Abstract

The Canadian labor market has always been in need of domestic labor. Throughout Canadian history the great demands for female help in households and on farms were never met. During the nineteenth and the first half of the twentieth centuries, the choice recruitment area for domestics was, of course, Great Britain. These women would inevitably soon participate in the nation‐building project, helping, as mothers of the nation, populate the country. In the aftermath of World War II, when Canada became an important political agent in the international refugee resettlement regime, bureaucrats from the Ministry of Labour tried to kill two birds with one stone: to bring relief to displaced persons in Europe and to supply the labor market with domestics.

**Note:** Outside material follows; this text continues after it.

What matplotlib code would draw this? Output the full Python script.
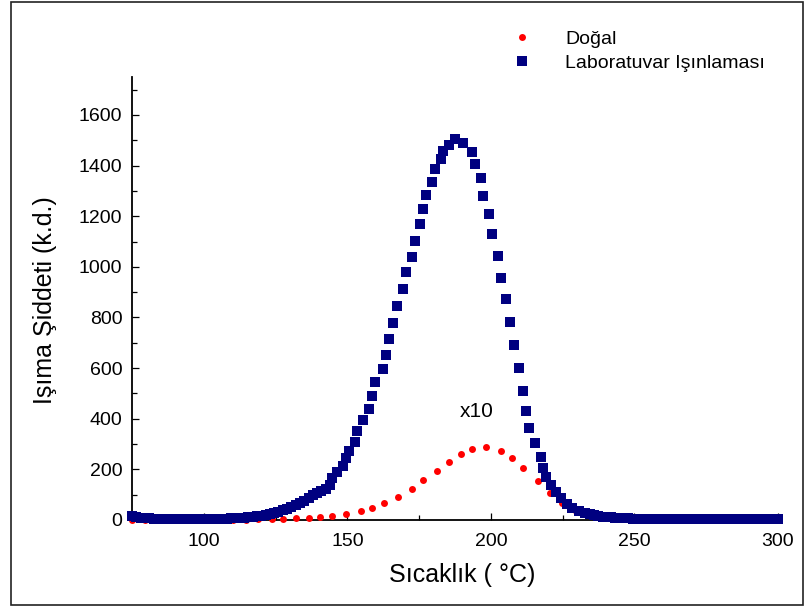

After the supply from the DP camps ran dry, administrators from Immigration and Labour tried to tap into new sources in Europe. They reintroduced an Assisted Passage Program to make the offer to come to Canada to work as domestics more attractive. However, the women they had in mind had to meet certain standards, which, alas, neither the women in the DP camps nor the women targeted with the Assisted Passage Program were able or willing to match. How Ottawa bureaucrats and women activists in Canada on the one hand and field officers and women in war‐torn Europe on the other hand negotiated their aims and interests and needs and wants—and thus reshaped Canada's understanding of immigration—is the focus of this article.